Entries supplied:
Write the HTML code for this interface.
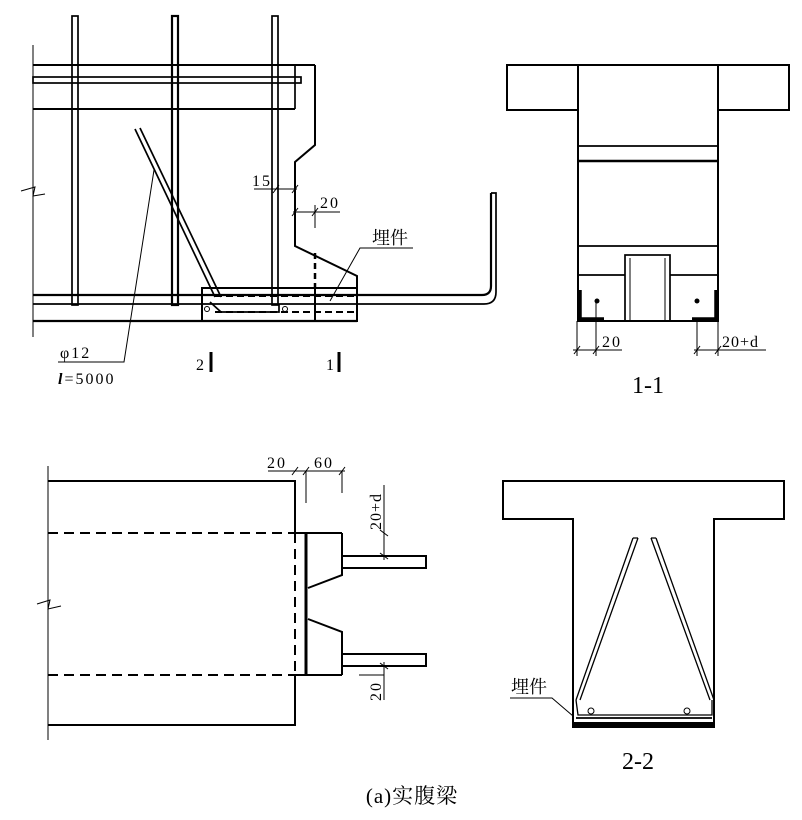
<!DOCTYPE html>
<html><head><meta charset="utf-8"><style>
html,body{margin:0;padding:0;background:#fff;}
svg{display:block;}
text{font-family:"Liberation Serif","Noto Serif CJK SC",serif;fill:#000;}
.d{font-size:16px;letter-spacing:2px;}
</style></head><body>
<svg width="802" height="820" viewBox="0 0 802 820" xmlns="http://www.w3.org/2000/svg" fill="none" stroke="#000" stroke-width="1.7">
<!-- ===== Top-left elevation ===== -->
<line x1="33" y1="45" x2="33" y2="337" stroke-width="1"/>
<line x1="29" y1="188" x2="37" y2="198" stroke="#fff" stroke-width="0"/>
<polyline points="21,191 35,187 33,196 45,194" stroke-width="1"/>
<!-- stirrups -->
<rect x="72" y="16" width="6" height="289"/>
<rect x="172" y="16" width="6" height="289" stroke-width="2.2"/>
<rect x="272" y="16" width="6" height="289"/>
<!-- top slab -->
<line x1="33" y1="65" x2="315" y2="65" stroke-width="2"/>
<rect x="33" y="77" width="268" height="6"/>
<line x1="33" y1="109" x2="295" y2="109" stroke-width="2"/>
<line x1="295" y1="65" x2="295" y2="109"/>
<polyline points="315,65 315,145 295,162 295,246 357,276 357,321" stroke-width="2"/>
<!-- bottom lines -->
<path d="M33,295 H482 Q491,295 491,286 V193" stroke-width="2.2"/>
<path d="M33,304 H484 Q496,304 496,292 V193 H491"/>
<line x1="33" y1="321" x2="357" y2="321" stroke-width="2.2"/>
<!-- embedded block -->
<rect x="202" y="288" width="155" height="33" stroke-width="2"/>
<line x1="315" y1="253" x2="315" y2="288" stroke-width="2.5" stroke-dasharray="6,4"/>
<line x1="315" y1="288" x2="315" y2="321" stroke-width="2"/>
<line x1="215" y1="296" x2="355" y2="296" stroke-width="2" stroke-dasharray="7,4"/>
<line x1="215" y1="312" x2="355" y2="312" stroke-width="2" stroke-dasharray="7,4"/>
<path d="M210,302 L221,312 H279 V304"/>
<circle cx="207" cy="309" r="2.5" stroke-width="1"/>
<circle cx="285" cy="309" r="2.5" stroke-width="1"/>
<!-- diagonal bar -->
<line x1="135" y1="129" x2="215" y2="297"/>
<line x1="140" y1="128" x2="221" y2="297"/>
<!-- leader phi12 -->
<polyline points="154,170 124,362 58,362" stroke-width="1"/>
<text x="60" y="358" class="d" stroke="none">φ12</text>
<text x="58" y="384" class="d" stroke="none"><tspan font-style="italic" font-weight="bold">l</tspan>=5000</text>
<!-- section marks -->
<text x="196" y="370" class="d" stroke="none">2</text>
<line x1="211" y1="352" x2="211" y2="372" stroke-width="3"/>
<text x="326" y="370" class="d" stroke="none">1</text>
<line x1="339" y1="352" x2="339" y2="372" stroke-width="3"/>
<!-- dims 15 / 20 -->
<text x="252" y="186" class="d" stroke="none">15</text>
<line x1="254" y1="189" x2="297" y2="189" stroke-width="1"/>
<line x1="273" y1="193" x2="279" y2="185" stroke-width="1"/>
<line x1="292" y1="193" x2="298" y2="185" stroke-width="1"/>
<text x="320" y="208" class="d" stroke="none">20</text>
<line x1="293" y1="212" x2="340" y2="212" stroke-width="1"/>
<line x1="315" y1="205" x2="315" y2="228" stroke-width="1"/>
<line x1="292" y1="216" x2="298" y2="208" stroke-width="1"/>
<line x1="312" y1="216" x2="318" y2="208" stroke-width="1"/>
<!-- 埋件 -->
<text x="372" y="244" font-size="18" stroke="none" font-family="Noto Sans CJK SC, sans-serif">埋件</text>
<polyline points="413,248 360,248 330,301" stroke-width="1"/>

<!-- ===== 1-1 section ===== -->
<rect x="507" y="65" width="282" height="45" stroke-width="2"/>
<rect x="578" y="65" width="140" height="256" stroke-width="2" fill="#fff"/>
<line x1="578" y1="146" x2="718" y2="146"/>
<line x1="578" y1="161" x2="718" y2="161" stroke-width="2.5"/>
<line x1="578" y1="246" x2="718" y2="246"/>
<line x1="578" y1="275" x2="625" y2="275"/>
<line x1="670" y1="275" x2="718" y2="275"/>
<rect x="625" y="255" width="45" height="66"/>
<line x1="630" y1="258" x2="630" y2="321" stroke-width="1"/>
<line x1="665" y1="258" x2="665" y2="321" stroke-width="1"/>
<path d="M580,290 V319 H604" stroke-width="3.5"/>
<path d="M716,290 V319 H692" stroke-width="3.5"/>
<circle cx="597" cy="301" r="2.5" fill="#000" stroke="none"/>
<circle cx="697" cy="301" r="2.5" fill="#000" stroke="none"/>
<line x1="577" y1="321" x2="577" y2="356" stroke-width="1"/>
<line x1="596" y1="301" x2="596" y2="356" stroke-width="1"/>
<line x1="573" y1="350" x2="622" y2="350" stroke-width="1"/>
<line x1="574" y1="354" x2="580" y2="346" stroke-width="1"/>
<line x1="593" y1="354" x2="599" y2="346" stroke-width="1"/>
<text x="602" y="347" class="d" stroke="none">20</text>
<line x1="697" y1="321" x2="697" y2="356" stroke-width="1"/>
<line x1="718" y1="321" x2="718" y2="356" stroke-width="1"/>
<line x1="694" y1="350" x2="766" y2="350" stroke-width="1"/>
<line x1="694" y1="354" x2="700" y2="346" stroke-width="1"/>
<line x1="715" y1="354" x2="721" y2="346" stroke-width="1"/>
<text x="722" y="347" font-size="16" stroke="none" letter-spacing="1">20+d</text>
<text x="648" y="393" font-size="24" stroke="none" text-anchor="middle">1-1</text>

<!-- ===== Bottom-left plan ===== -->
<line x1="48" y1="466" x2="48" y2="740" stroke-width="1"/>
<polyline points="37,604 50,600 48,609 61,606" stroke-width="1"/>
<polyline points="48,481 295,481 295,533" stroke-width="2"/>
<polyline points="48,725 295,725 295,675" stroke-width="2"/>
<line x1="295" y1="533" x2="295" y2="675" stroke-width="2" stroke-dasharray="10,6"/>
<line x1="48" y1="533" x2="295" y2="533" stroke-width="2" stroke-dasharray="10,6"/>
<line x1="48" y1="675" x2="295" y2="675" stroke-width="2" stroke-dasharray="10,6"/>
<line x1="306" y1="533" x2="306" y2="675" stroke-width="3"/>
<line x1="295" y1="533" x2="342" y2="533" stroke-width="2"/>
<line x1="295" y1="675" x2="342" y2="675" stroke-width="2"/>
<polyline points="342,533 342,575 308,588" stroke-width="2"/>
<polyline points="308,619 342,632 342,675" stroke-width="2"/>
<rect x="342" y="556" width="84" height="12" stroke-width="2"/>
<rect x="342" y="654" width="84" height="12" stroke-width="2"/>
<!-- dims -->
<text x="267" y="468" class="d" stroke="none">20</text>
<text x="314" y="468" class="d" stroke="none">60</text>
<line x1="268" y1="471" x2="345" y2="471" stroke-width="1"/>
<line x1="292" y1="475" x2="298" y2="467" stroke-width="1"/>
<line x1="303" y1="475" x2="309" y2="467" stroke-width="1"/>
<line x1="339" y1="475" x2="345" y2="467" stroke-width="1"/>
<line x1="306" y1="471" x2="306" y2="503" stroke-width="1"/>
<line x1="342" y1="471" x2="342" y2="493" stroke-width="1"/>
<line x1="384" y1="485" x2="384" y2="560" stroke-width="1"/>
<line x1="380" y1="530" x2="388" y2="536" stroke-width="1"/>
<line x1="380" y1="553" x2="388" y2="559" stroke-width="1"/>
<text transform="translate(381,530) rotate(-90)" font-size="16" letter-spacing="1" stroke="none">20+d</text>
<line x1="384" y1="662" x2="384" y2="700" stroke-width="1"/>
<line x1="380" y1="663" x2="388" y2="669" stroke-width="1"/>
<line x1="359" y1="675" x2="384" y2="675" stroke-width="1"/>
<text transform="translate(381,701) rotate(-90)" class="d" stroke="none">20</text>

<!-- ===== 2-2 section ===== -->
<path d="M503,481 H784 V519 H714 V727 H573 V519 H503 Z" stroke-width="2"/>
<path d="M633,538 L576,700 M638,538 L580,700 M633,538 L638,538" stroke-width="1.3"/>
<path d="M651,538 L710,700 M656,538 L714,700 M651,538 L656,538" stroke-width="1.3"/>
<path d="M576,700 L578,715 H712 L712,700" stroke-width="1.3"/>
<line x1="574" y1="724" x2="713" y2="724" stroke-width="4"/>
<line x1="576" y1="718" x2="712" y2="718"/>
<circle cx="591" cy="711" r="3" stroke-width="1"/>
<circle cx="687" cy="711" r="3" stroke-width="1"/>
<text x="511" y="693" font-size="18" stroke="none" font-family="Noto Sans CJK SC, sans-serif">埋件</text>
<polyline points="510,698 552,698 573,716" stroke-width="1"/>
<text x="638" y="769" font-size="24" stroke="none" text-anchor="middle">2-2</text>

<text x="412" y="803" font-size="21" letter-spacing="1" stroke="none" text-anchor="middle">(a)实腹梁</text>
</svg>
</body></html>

==

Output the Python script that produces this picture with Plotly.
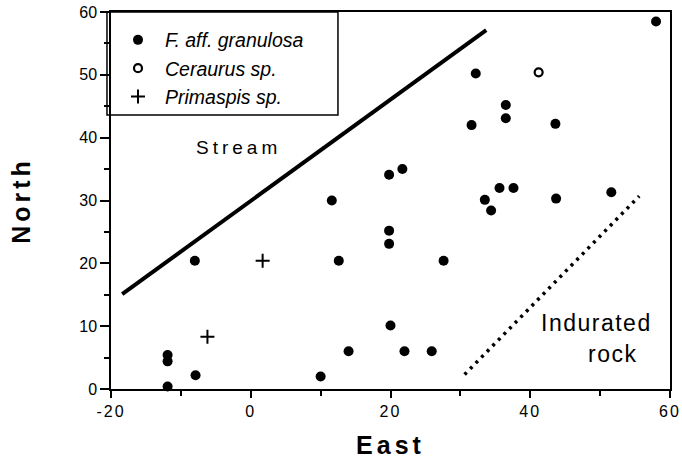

...

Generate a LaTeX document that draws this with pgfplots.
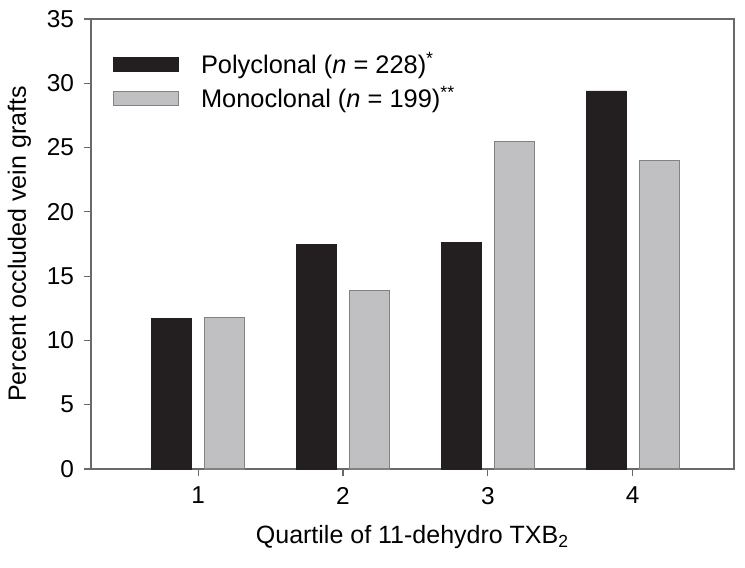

Task goal: In the records above, find each line holding "with" and copy it.

Task response:
Output the Python script that produces this picture with Plotly.
Generate a LaTeX document that draws this with pgfplots.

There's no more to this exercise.